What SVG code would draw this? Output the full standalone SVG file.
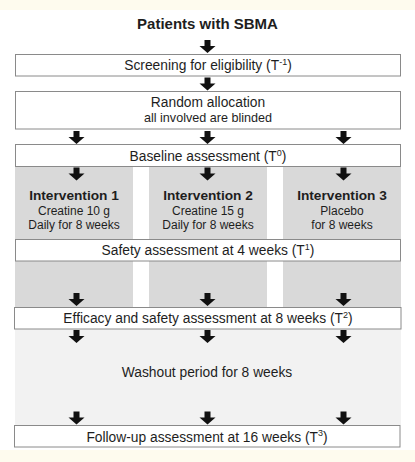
<svg xmlns="http://www.w3.org/2000/svg" xmlns:xlink="http://www.w3.org/1999/xlink" width="415" height="462" viewBox="0 0 415 462">
<defs>
<style>
text{font-family:"Liberation Sans",Arial,sans-serif;fill:#1e1e1e;text-anchor:middle}
.box{fill:#fff;stroke:#8a8a8a;stroke-width:1}
.t{font-size:13.8px}
.s{font-size:12.6px}
.b{font-size:13.7px;font-weight:bold}
.i{font-size:12px}
.sup{font-size:9px}
.col{fill:#d9d9d9}
.wash{fill:#f2f2f2}
.arr{fill:#111}
</style>
<path id="a" class="arr" d="M-3,0 H3 V6 H8 L0,13 L-8,6 H-3 Z"/>
</defs>
<rect width="415" height="462" fill="#fff"/>
<rect x="0" y="0" width="415" height="10" fill="#fefbee"/>
<rect x="0" y="450" width="415" height="12" fill="#fefbee"/>

<g id="backgrounds">
<rect class="col" x="15" y="167" width="118" height="140"/>
<rect class="col" x="149" y="167" width="118" height="140"/>
<rect class="col" x="283" y="167" width="118" height="140"/>
<rect class="wash" x="15" y="329" width="386" height="96"/>
</g>

<g id="title"><text x="207.5" y="29" style="font-size:15px;font-weight:bold">Patients with SBMA</text></g>

<g id="screening">
<rect class="box" x="15.5" y="54.5" width="385" height="21.5"/>
<text class="t" x="208" y="70">Screening for eligibility (T<tspan class="sup" dy="-5.5">-1</tspan><tspan dy="5.5">)</tspan></text>
</g>

<g id="random">
<rect class="box" x="15.5" y="91.5" width="385" height="37.5"/>
<text class="t" x="208" y="106.5">Random allocation</text>
<text class="s" x="208" y="122">all involved are blinded</text>
</g>

<g id="baseline">
<rect class="box" x="15.5" y="144.5" width="385" height="22"/>
<text class="t" x="208" y="161">Baseline assessment (T<tspan class="sup" dy="-5.5">0</tspan><tspan dy="5.5">)</tspan></text>
</g>

<g id="intervention1">
<text class="b" x="74" y="200">Intervention 1</text>
<text class="i" x="74" y="214.5">Creatine 10 g</text>
<text class="i" x="74" y="229">Daily for 8 weeks</text>
</g>
<g id="intervention2">
<text class="b" x="208" y="200">Intervention 2</text>
<text class="i" x="208" y="214.5">Creatine 15 g</text>
<text class="i" x="208" y="229">Daily for 8 weeks</text>
</g>
<g id="intervention3">
<text class="b" x="342" y="200">Intervention 3</text>
<text class="i" x="342" y="214.5">Placebo</text>
<text class="i" x="342" y="229">for 8 weeks</text>
</g>

<g id="safety">
<rect class="box" x="15.5" y="239.5" width="385" height="21.5"/>
<text class="t" x="208" y="255">Safety assessment at 4 weeks (T<tspan class="sup" dy="-5.5">1</tspan><tspan dy="5.5">)</tspan></text>
</g>

<g id="efficacy">
<rect class="box" x="14.5" y="307.5" width="386.5" height="21.5"/>
<text class="t" x="208" y="323">Efficacy and safety assessment at 8 weeks (T<tspan class="sup" dy="-5.5">2</tspan><tspan dy="5.5">)</tspan></text>
</g>

<g id="washout"><text class="t" x="207" y="377">Washout period for 8 weeks</text></g>

<g id="followup">
<rect class="box" x="14.5" y="425.5" width="385.5" height="21.5"/>
<text class="t" x="207" y="441.5">Follow-up assessment at 16 weeks (T<tspan class="sup" dy="-5.5">3</tspan><tspan dy="5.5">)</tspan></text>
</g>

<g id="connectors">
<use xlink:href="#a" x="207.5" y="40"/>
<use xlink:href="#a" x="207.5" y="77.5"/>
<use xlink:href="#a" x="76.5" y="131"/>
<use xlink:href="#a" x="207.5" y="131"/>
<use xlink:href="#a" x="343.5" y="131"/>
<use xlink:href="#a" x="76.5" y="167.5"/>
<use xlink:href="#a" x="207.5" y="167.5"/>
<use xlink:href="#a" x="343.5" y="167.5"/>
<use xlink:href="#a" x="76.5" y="293"/>
<use xlink:href="#a" x="207.5" y="293"/>
<use xlink:href="#a" x="343.5" y="293"/>
<use xlink:href="#a" x="76.5" y="330"/>
<use xlink:href="#a" x="207.5" y="330"/>
<use xlink:href="#a" x="343.5" y="330"/>
<use xlink:href="#a" x="76.5" y="411.5"/>
<use xlink:href="#a" x="207.5" y="411.5"/>
<use xlink:href="#a" x="343.5" y="411.5"/>
</g>
</svg>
----------------------------------------
GOAL: Print the listing above in full, exactly as written. Omit any pictures.

EXPECTED ANSWER:
What SVG code would draw this? Output the full standalone SVG file.
<svg xmlns="http://www.w3.org/2000/svg" xmlns:xlink="http://www.w3.org/1999/xlink" width="415" height="462" viewBox="0 0 415 462">
<defs>
<style>
text{font-family:"Liberation Sans",Arial,sans-serif;fill:#1e1e1e;text-anchor:middle}
.box{fill:#fff;stroke:#8a8a8a;stroke-width:1}
.t{font-size:13.8px}
.s{font-size:12.6px}
.b{font-size:13.7px;font-weight:bold}
.i{font-size:12px}
.sup{font-size:9px}
.col{fill:#d9d9d9}
.wash{fill:#f2f2f2}
.arr{fill:#111}
</style>
<path id="a" class="arr" d="M-3,0 H3 V6 H8 L0,13 L-8,6 H-3 Z"/>
</defs>
<rect width="415" height="462" fill="#fff"/>
<rect x="0" y="0" width="415" height="10" fill="#fefbee"/>
<rect x="0" y="450" width="415" height="12" fill="#fefbee"/>

<g id="backgrounds">
<rect class="col" x="15" y="167" width="118" height="140"/>
<rect class="col" x="149" y="167" width="118" height="140"/>
<rect class="col" x="283" y="167" width="118" height="140"/>
<rect class="wash" x="15" y="329" width="386" height="96"/>
</g>

<g id="title"><text x="207.5" y="29" style="font-size:15px;font-weight:bold">Patients with SBMA</text></g>

<g id="screening">
<rect class="box" x="15.5" y="54.5" width="385" height="21.5"/>
<text class="t" x="208" y="70">Screening for eligibility (T<tspan class="sup" dy="-5.5">-1</tspan><tspan dy="5.5">)</tspan></text>
</g>

<g id="random">
<rect class="box" x="15.5" y="91.5" width="385" height="37.5"/>
<text class="t" x="208" y="106.5">Random allocation</text>
<text class="s" x="208" y="122">all involved are blinded</text>
</g>

<g id="baseline">
<rect class="box" x="15.5" y="144.5" width="385" height="22"/>
<text class="t" x="208" y="161">Baseline assessment (T<tspan class="sup" dy="-5.5">0</tspan><tspan dy="5.5">)</tspan></text>
</g>

<g id="intervention1">
<text class="b" x="74" y="200">Intervention 1</text>
<text class="i" x="74" y="214.5">Creatine 10 g</text>
<text class="i" x="74" y="229">Daily for 8 weeks</text>
</g>
<g id="intervention2">
<text class="b" x="208" y="200">Intervention 2</text>
<text class="i" x="208" y="214.5">Creatine 15 g</text>
<text class="i" x="208" y="229">Daily for 8 weeks</text>
</g>
<g id="intervention3">
<text class="b" x="342" y="200">Intervention 3</text>
<text class="i" x="342" y="214.5">Placebo</text>
<text class="i" x="342" y="229">for 8 weeks</text>
</g>

<g id="safety">
<rect class="box" x="15.5" y="239.5" width="385" height="21.5"/>
<text class="t" x="208" y="255">Safety assessment at 4 weeks (T<tspan class="sup" dy="-5.5">1</tspan><tspan dy="5.5">)</tspan></text>
</g>

<g id="efficacy">
<rect class="box" x="14.5" y="307.5" width="386.5" height="21.5"/>
<text class="t" x="208" y="323">Efficacy and safety assessment at 8 weeks (T<tspan class="sup" dy="-5.5">2</tspan><tspan dy="5.5">)</tspan></text>
</g>

<g id="washout"><text class="t" x="207" y="377">Washout period for 8 weeks</text></g>

<g id="followup">
<rect class="box" x="14.5" y="425.5" width="385.5" height="21.5"/>
<text class="t" x="207" y="441.5">Follow-up assessment at 16 weeks (T<tspan class="sup" dy="-5.5">3</tspan><tspan dy="5.5">)</tspan></text>
</g>

<g id="connectors">
<use xlink:href="#a" x="207.5" y="40"/>
<use xlink:href="#a" x="207.5" y="77.5"/>
<use xlink:href="#a" x="76.5" y="131"/>
<use xlink:href="#a" x="207.5" y="131"/>
<use xlink:href="#a" x="343.5" y="131"/>
<use xlink:href="#a" x="76.5" y="167.5"/>
<use xlink:href="#a" x="207.5" y="167.5"/>
<use xlink:href="#a" x="343.5" y="167.5"/>
<use xlink:href="#a" x="76.5" y="293"/>
<use xlink:href="#a" x="207.5" y="293"/>
<use xlink:href="#a" x="343.5" y="293"/>
<use xlink:href="#a" x="76.5" y="330"/>
<use xlink:href="#a" x="207.5" y="330"/>
<use xlink:href="#a" x="343.5" y="330"/>
<use xlink:href="#a" x="76.5" y="411.5"/>
<use xlink:href="#a" x="207.5" y="411.5"/>
<use xlink:href="#a" x="343.5" y="411.5"/>
</g>
</svg>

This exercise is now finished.